2) Make sure you (the seller), pull credit on the potential borrower. 600 FICO score – 700 FICO score would be ideal. Remember; the worse the credit score is, the bigger the down payment you should require! Make sure you keep a copy of the credit report so you may present to the mortgage note investor underwriting the transaction. As far as credit scores, 650 or higher is considered great to excellent credit. 610-649 is good, 609-590 is fair 589-500 is poor and below 500 – don’t even bother. Also try to gather D.T.I. or Debt to Income information from the borrower as well. How much money she/he has coming in per month verses what dollar amount is going out per month. A standard credit report will show you what the borrowers monthly bills are. All you need to do after that is get an accurate dollar amount of what the borrower truly makes after taxes. This way there will be no surprises for you or the Note Investor and this will insure you the highest bids out there! 45% is the max D.T.I. ratio you should allow. This means, if the borrower’s income is $5,000.00 per month, 45% DTI ratio would be $2,250.00 (5,000 x 0.45 = 2,250.00) in debt per month. The borrower only owes 45% of what they make to monthly debt.

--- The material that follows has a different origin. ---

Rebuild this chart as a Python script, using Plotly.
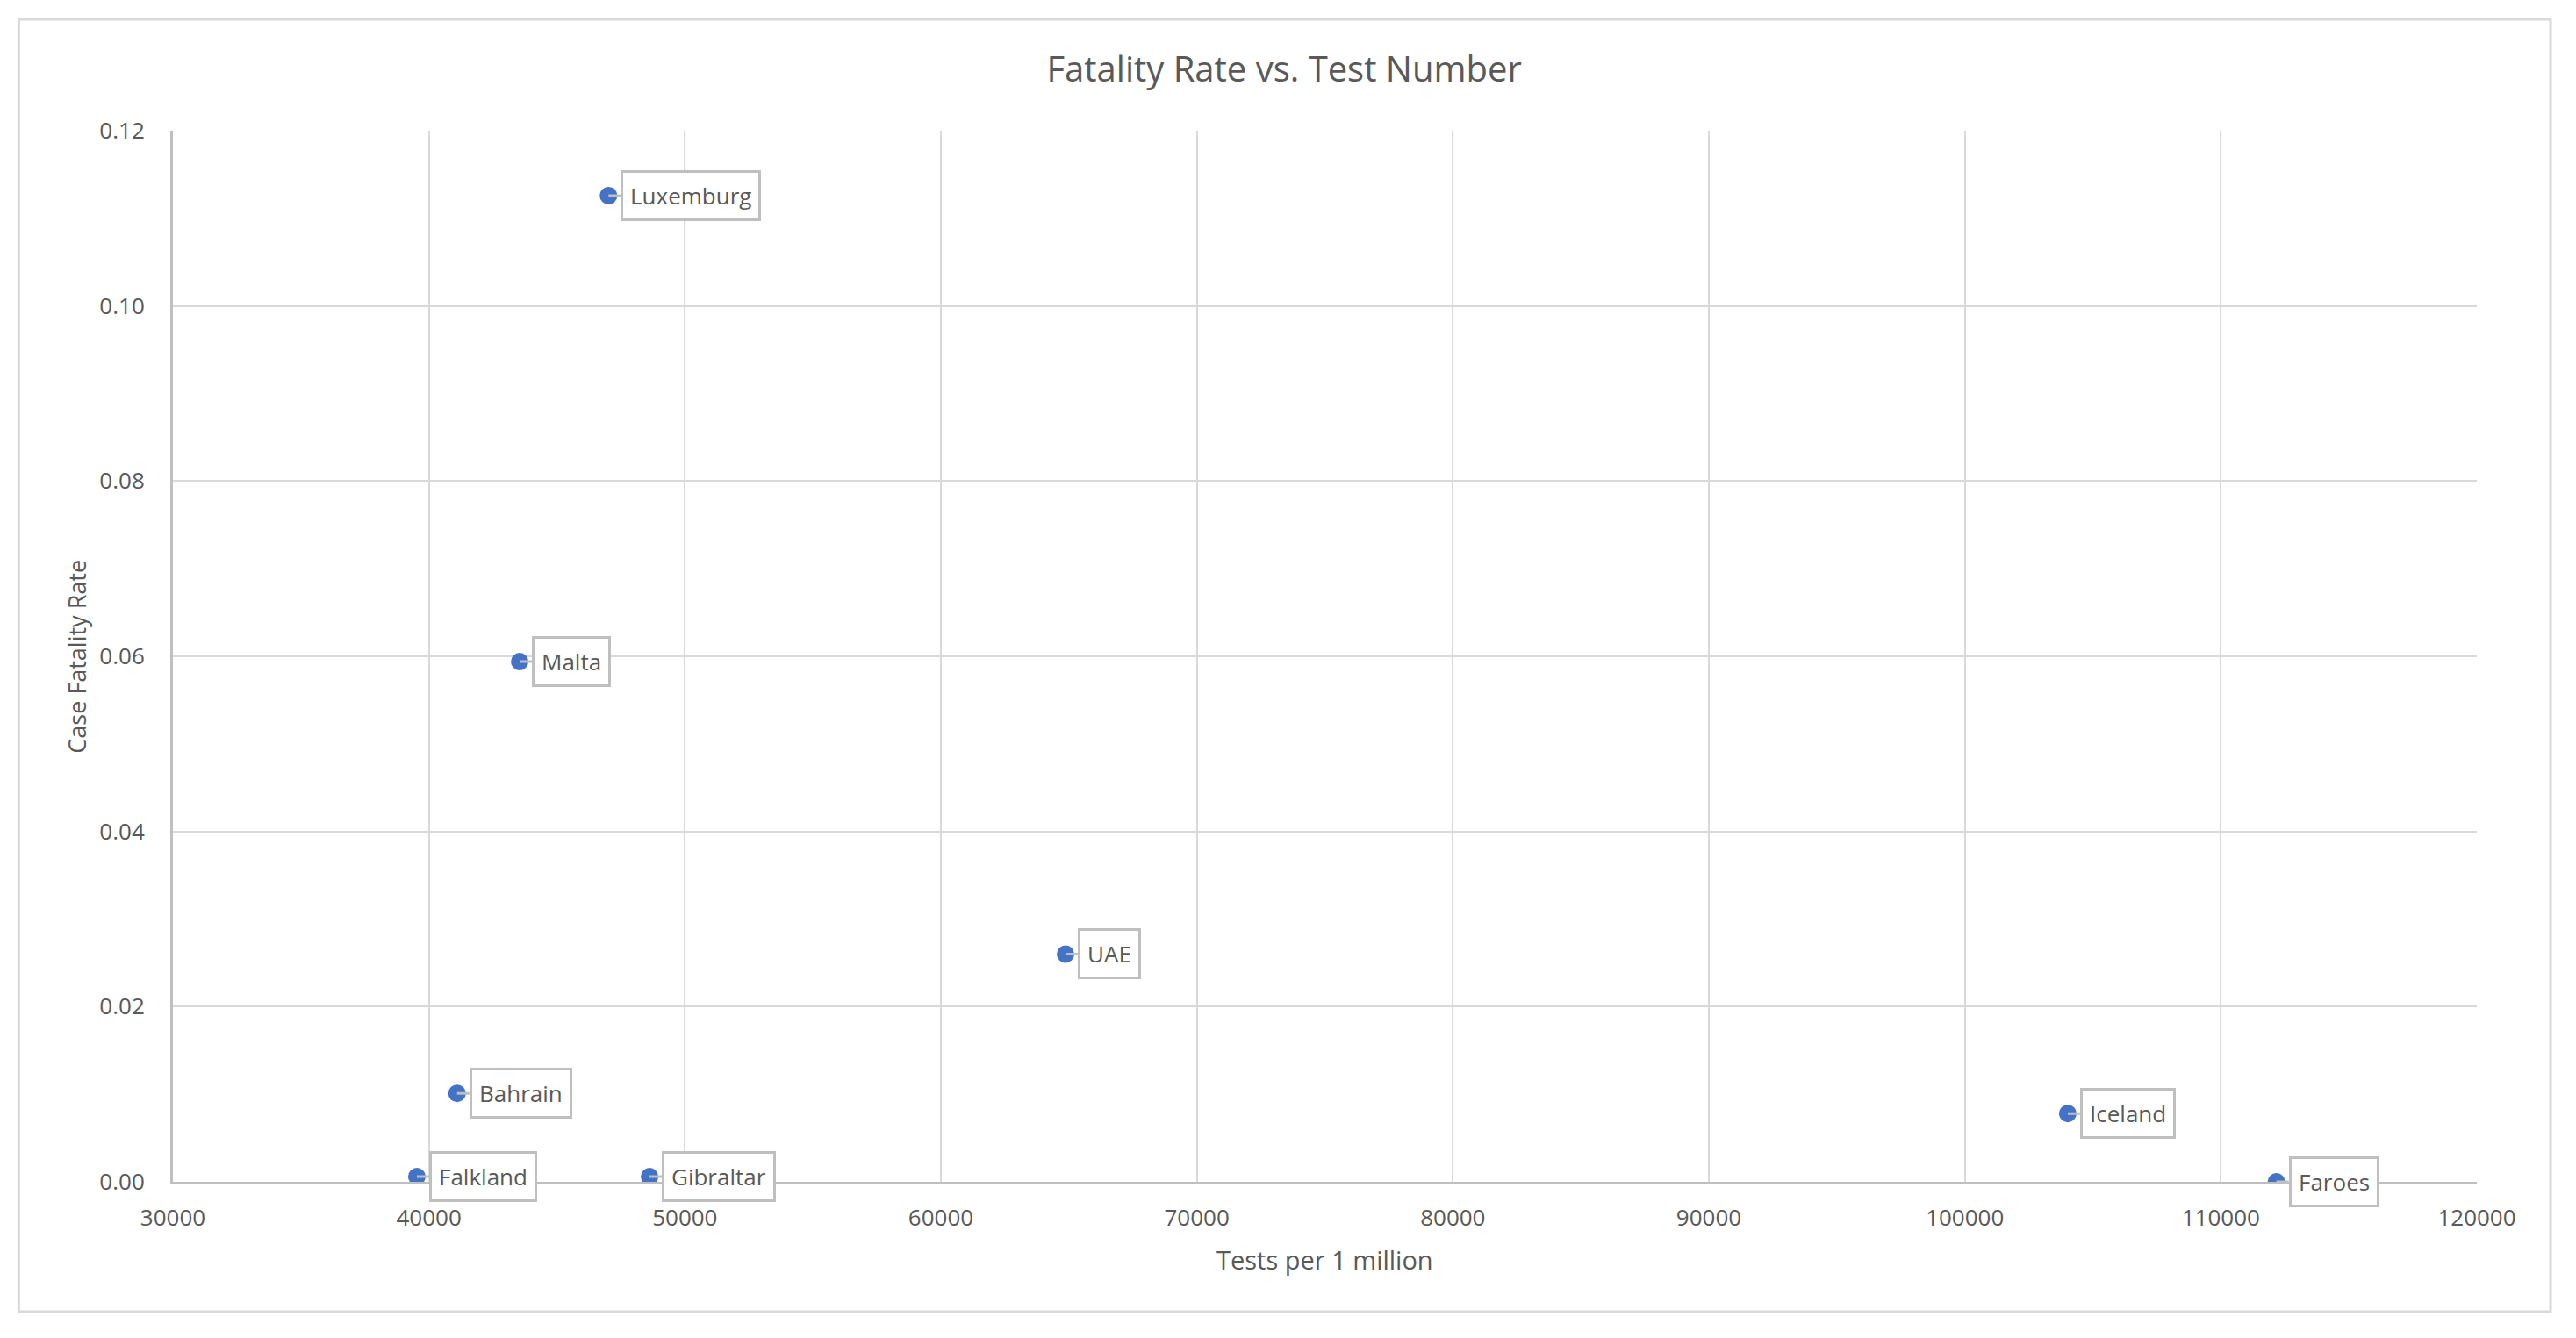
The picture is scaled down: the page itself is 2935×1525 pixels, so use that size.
import plotly.graph_objects as go

# values
countries = ["Luxemburg", "Malta", "UAE", "Bahrain", "Falkland", "Gibraltar", "Iceland", "Faroes"]
tests_per_million = [47016, 43546, 64870, 41100, 39530, 48620, 104020, 112170]
fatality_rate = [0.1126, 0.0594, 0.0260, 0.0101, 0.0006, 0.0006, 0.0078, 0.0]

x_ticks = [30000, 40000, 50000, 60000, 70000, 80000, 90000, 100000, 110000, 120000]
y_ticks = [0.0, 0.02, 0.04, 0.06, 0.08, 0.10, 0.12]

TEXT = "#595959"
GRID = "#D9D9D9"
LINE = "#BFBFBF"
FONT = "Open Sans"

fig = go.Figure()
fig.add_trace(go.Scatter(
    x=tests_per_million,
    y=fatality_rate,
    mode="markers",
    marker=dict(color="#4472C4", size=20),
    hoverinfo="text",
    text=countries,
    showlegend=False,
))

# callout labels beside each point
for name, x, y in zip(countries, tests_per_million, fatality_rate):
    fig.add_annotation(
        x=x, y=y, xref="x", yref="y",
        text=name,
        showarrow=True, arrowhead=0, arrowwidth=3, arrowcolor=LINE,
        ax=14, ay=0, xanchor="left", yanchor="middle",
        bgcolor="white", bordercolor=LINE, borderwidth=3, borderpad=8,
        font=dict(family=FONT, size=26, color=TEXT),
    )

# axis titles
fig.add_annotation(
    text="Tests per 1 million", xref="paper", yref="paper",
    x=0.5, y=-0.074, xanchor="center", yanchor="middle", showarrow=False,
    font=dict(family=FONT, size=29, color=TEXT),
)
fig.add_annotation(
    text="Case Fatality Rate", xref="paper", yref="paper",
    x=-0.042, y=0.5, xanchor="center", yanchor="middle", showarrow=False,
    textangle=-90, font=dict(family=FONT, size=27, color=TEXT),
)

# outer chart border
fig.add_shape(
    type="rect", xref="paper", yref="paper",
    x0=-0.0669, x1=1.032, y0=-0.1235, y1=1.106,
    line=dict(color=GRID, width=3), fillcolor="rgba(0,0,0,0)", layer="below",
)

fig.update_layout(
    width=2919, height=1509,
    paper_bgcolor="white", plot_bgcolor="white",
    margin=dict(l=189, r=105, t=141, b=170),
    title=dict(
        text="Fatality Rate vs. Test Number",
        x=0.4985, xref="container", xanchor="center",
        y=0.953, yref="container", yanchor="middle",
        font=dict(family=FONT, size=40, color=TEXT),
    ),
    font=dict(family=FONT, color=TEXT),
)
fig.update_xaxes(
    range=[30000, 120000], tickvals=x_ticks, tickformat="d",
    showgrid=True, gridcolor=GRID, gridwidth=2,
    showline=True, linecolor=LINE, linewidth=3,
    zeroline=False, ticks="outside", ticklen=16, tickcolor="rgba(0,0,0,0)",
    tickfont=dict(family=FONT, size=26, color=TEXT),
)
fig.update_yaxes(
    range=[0, 0.12], tickvals=y_ticks, tickformat=".2f",
    showgrid=True, gridcolor=GRID, gridwidth=2,
    showline=True, linecolor=LINE, linewidth=3,
    zeroline=False, ticks="outside", ticklen=24, tickcolor="rgba(0,0,0,0)",
    tickfont=dict(family=FONT, size=26, color=TEXT),
)

fig.write_html("out.html")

3) It helps tremendously if the seller orders and completes an appraisal before submitting the note to a Note Buyer. The reason being, presenting an exact legal appraisal to a Note Investor allows for a more accurate bid, thus a hassle free transaction. This way when the note is underwritten, there will be no surprises on the collateral property whatsoever. This step is not necessary although, by doing this your are drastically increasing your chances of a very smooth note sale.
4) Include a high interest rate with the shortest term possible. Meaning, be sure that your borrower can afford the payments at the shortest term she/he can legitimately agree to.
5) Try to keep the loan under a 10-15 year payback date. Anything over 12 years usually takes a much steeper discount then say a 10 balloon. The Note Investor generally likes to be out of an investment in 5-10 years. Ideally, if your borrower situation permits, 5-10 is the first choice.
6) Include a prepayment penalty based on your states regulations and laws.
Please keep in mind; the above information is just a guide. If you have any legal questions about mortgage origination laws in your state, please consult a licensed mortgage broker/banker (in your state) or an attorney. Always be prepared!
Knowing this info before hand is the difference between a smooth transaction and a complete nightmare! Good Luck!